Energy Matters Video News – Episode 60 – February 29, 2012

Presented by Energy Matters team member Virginia, we take a look at some of the stories from Australia and around the world recently added to our renewable energy news section.
Virginia reports on Mars Rover Opportunity’s solar panels covered in dust but still delivering power, Lucy Lawless; the actress who played Xena in Xena: Warrior Princess, arrested after participating in Greenpeace action, BP bails on Moree Solar Farm and a new solar farm for Mars Chocolate North America.


In this episode:
– An amazing image from NASA’s Mars exploration rover Opportunity shows a huge amount of dust coating the rover’s solar panels, which are still functioning. Opportunity is settled in for a harsh Mars winter and the rover has been angled for favourable electricity production to keep its batteries recharged and to power its heating systems. While stationary for the next few months, it will continue to carry out experiments when possible. Read more.
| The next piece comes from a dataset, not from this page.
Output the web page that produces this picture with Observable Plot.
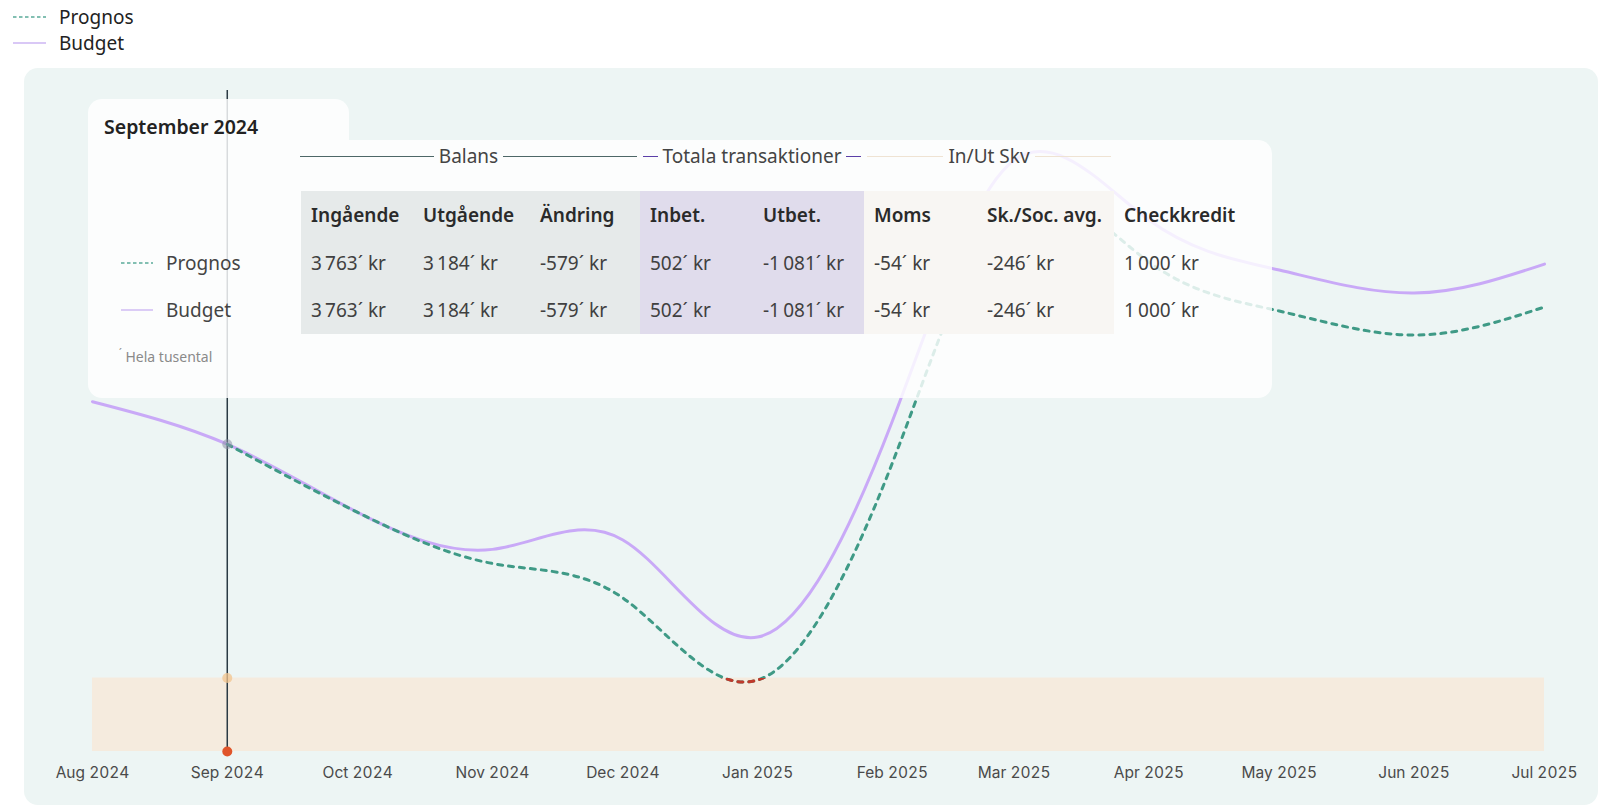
<!DOCTYPE html>
<html><head><meta charset="utf-8">
<script src="https://cdn.jsdelivr.net/npm/d3@7"></script>
<script src="https://cdn.jsdelivr.net/npm/@observablehq/plot@0.6"></script>
<style>
body{margin:0;background:#fff;font-family:"Noto Sans",sans-serif;}
#root{position:relative;width:1598px;height:806px;overflow:hidden;}
.legend-item{position:absolute;left:13px;display:flex;align-items:center;font-size:19px;color:#222;height:26px;}
.legend-item svg{margin-right:13px;}
#panel{position:absolute;left:24px;top:68px;width:1574px;height:737px;background:#edf5f4;border-radius:14px;}
.tipbg{position:absolute;background:rgba(255,255,255,0.82);}
#title{position:absolute;left:104px;top:113px;font-size:19.5px;font-weight:600;color:#222;line-height:28px;}
#groups{position:absolute;left:297px;top:144px;height:24px;display:flex;}
.grp{display:flex;align-items:center;font-size:19px;color:#444;box-sizing:border-box;padding:0 3px;}
.grp .ln{flex:1;height:0;}
.grp span{padding:0 5px;white-space:nowrap;}
#tbl{position:absolute;left:111px;top:191px;border-collapse:collapse;table-layout:fixed;}
#tbl td{padding:0 0 0 10px;white-space:nowrap;font-size:19px;}
#tbl tr.hd td{font-weight:600;color:#2a2a2a;height:48px;}
#tbl tr.r1 td{color:#404040;height:47px;}
#tbl tr.r2 td{color:#404040;height:48px;}
.lab{display:flex;align-items:center;color:#444;}
.lab svg{margin-right:13px;}
#foot{position:absolute;left:119px;top:343px;font-size:14px;color:#8a8a8a;line-height:20px;}
</style></head><body><div id="root"><div id="panel"></div></div>
<script>
// ---- data ----
const months = ["2024-08-01","2024-09-01","2024-10-01","2024-11-01","2024-12-01","2025-01-01",
                "2025-02-01","2025-03-01","2025-04-01","2025-05-01","2025-06-01","2025-07-01"];
const budget  = [3763, 3184, 2255, 1752, 1880, 558, 3500, 7050, 6236, 5555, 5242, 5637];
const prognos = [null, 3184, 2255, 1560, 1090, -27, 2930, 6480, 5665, 4997, 4670, 5052];
const checkkredit = 1000;
const selectedMonth = "2024-09-01";
const selectedTitle = "September 2024";
const seriesNames = ["Prognos", "Budget"];
const columnGroups = ["Balans", "Totala transaktioner", "In/Ut Skv"];
const groupSpans = [3, 2, 2];
const columns = ["Ingående","Utgående","Ändring","Inbet.","Utbet.","Moms","Sk./Soc. avg.","Checkkredit"];
const prognosValues = [3763, 3184, -579, 502, -1081, -54, -246, 1000];
const budgetValues  = [3763, 3184, -579, 502, -1081, -54, -246, 1000];
const footnote = "Hela tusental";

// ---- styles ----
const colBudget = "#c9a9f7", colPrognos = "#3f9a86", colRed = "#c0392b";
const groupBg = ["#e6eaea", "#e0dcec", "#f8f6f3", null];
const groupLine = ["#4d6767", "#5b3fa8", "#efe3d3"];
const colWidths = [112,117,110,113,111,113,137,130];

const parse = d3.utcParse("%Y-%m-%d");
const budgetData = months.map((m,i)=>({date:parse(m), value:budget[i]}));
const prognosData = months.map((m,i)=>({date:parse(m), value:prognos[i]})).filter(d=>d.value!=null);
const sel = parse(selectedMonth);
const selPoint = budgetData.find(d=>+d.date===+sel);

const root = document.getElementById("root");
const panel = document.getElementById("panel");

// legend
function swatch(dashed, color, w=33, sw=1.6){
  return `<svg width="${w}" height="6"><line x1="0" x2="${w}" y1="3" y2="3" stroke="${color}" stroke-width="${sw}" ${dashed?'stroke-dasharray="3.5,2.5"':''}/></svg>`;
}
seriesNames.forEach((n,i)=>{
  const d = document.createElement("div");
  d.className = "legend-item";
  d.style.top = (4 + i*26) + "px";
  d.innerHTML = swatch(i===0, i===0 ? "#5aab99" : "#cdb6f3") + `<span>${n}</span>`;
  root.appendChild(d);
});

// chart
const W = 1574, H = 737, yMax = 8000;
const curve = "natural";
const plot = Plot.plot({
  width: W, height: H,
  marginLeft: 68, marginRight: 54, marginTop: 22, marginBottom: 54,
  style: {background: "transparent", fontFamily: "Inter, sans-serif", fontSize: "15.5px", color: "#4a4a4a", overflow: "visible"},
  x: {type: "utc", domain: [parse(months[0]), parse(months[months.length-1])], ticks: months.map(parse),
      tickFormat: d3.utcFormat("%b %Y"), tickSize: 0, tickPadding: 15, label: null},
  y: {domain: [-checkkredit, yMax], axis: null},
  marks: [
    Plot.rect([{x1: parse(months[0]), x2: parse(months[months.length-1]), y1: -checkkredit, y2: 0}],
      {x1: "x1", x2: "x2", y1: "y1", y2: "y2", fill: "#f5ebde"}),
    Plot.ruleX([sel], {y1: -checkkredit, y2: yMax, stroke: "#2b3a44", strokeWidth: 1.5}),
    Plot.line(budgetData, {x: "date", y: "value", curve, stroke: colBudget, strokeWidth: 3}),
    Plot.line(prognosData, {x: "date", y: "value", curve, stroke: colPrognos, strokeWidth: 3, strokeDasharray: "5,6"}),
    Plot.line(prognosData, {x: "date", y: "value", curve, stroke: colRed, strokeWidth: 3, strokeDasharray: "5,6"}),
    Plot.dot([selPoint], {x: "date", y: "value", r: 5, fill: "#8a8fa6", fillOpacity: 0.55}),
    Plot.dot([{date: sel, value: 0}], {x: "date", y: "value", r: 5, fill: "#f2c48e", fillOpacity: 0.75}),
    Plot.dot([{date: sel, value: -checkkredit}], {x: "date", y: "value", r: 5, fill: "#e0552b"})
  ]
});
panel.appendChild(plot);
// clip red copy of prognos to the region below zero
const y0 = plot.scale("y").apply(0);
const svg = d3.select(plot);
const clipId = "belowZero";
svg.append("defs").append("clipPath").attr("id", clipId)
  .append("rect").attr("x", 0).attr("y", y0).attr("width", W).attr("height", H - y0);
svg.selectAll(`g[stroke="${colRed}"]`).attr("clip-path", `url(#${clipId})`);

// tooltip
function addBg(l,t,w,h,r){const d=document.createElement("div");d.className="tipbg";
  Object.assign(d.style,{left:l+"px",top:t+"px",width:w+"px",height:h+"px",borderRadius:r});root.appendChild(d);}
addBg(88, 99, 261, 41, "14px 14px 0 0");
addBg(88, 140, 1184, 258, "0 14px 14px 14px");

const title = document.createElement("div"); title.id = "title"; title.textContent = selectedTitle; root.appendChild(title);

const groups = document.createElement("div"); groups.id = "groups";
let ci = 0;
columnGroups.forEach((g,gi)=>{
  let w = colWidths.slice(ci, ci+groupSpans[gi]).reduce((a,b)=>a+b,0); ci += groupSpans[gi];
  if (gi === 0) w += 4;
  const el = document.createElement("div"); el.className = "grp"; el.style.width = w + "px";
  const ln = `<div class="ln" style="border-top:1.3px solid ${groupLine[gi]}"></div>`;
  el.innerHTML = ln + `<span>${g}</span>` + ln;
  groups.appendChild(el);
});
root.appendChild(groups);

const groupOf = []; groupSpans.forEach((s,gi)=>{for(let k=0;k<s;k++) groupOf.push(gi);}); while(groupOf.length<columns.length) groupOf.push(3);
const fmt = v => (v<0?"-":"") + d3.format(",")(Math.abs(v)).replace(/,/g,"\u202F") + "\u00B4 kr";
const tbl = document.createElement("table"); tbl.id = "tbl";
let html = `<colgroup><col style="width:190px">` + colWidths.map(w=>`<col style="width:${w}px">`).join("") + `</colgroup>`;
const cell = (txt, c) => `<td style="${groupBg[groupOf[c]] ? 'background:'+groupBg[groupOf[c]] : ''}">${txt}</td>`;
html += `<tr class="hd"><td></td>` + columns.map((c,i)=>cell(c,i)).join("") + `</tr>`;
[[prognosValues, true, "#5aab99"], [budgetValues, false, "#cdb6f3"]].forEach(([vals, dashed, col], ri)=>{
  html += `<tr class="r${ri+1}"><td><div class="lab">${swatch(dashed, col, 32, 1.4)}${seriesNames[ri]}</div></td>` +
    vals.map((v,i)=>cell(fmt(v), i)).join("") + `</tr>`;
});
tbl.innerHTML = html;
root.appendChild(tbl);

const foot = document.createElement("div"); foot.id = "foot";
foot.innerHTML = `<span style="font-size:10px;vertical-align:5px">\u00B4</span> ${footnote}`;
root.appendChild(foot);
</script></body></html>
– BP has exited the Moree Solar Farm consortium, part of Australia’s Solar Flagships initiative. Spain based renewable energy company Acciona  SA has stepped in to replace BP, and will provide engineering and construction services to the project. Acciona is also the company behind the Mt Gellibrand Wind Farm project, to be constructed in Victoria, as well as several other wind farms in Australia. Read more.
– Actress Lucy Lawless and other Greenpeace protestors were arrested after stopping an Arctic bound Shell drill ship from leaving port in New Zealand. Ms. Lawless said the world needs to start switching to renewable energy now and that we don’t have to go to the end of the earth to suck out every last drop of oil. Read more.
– Mars Chocolate North America has unveiled a new 4.4 acre solar garden installed at the company’s factory in Nevada. 2,112 ground mounted solar panels will provide 100 percent of the electricity required by a plant at the facility during operating hours. The installation will generate over a thousand megawatt hours each year, as much energy as 115 Nevada households use annually. Read more.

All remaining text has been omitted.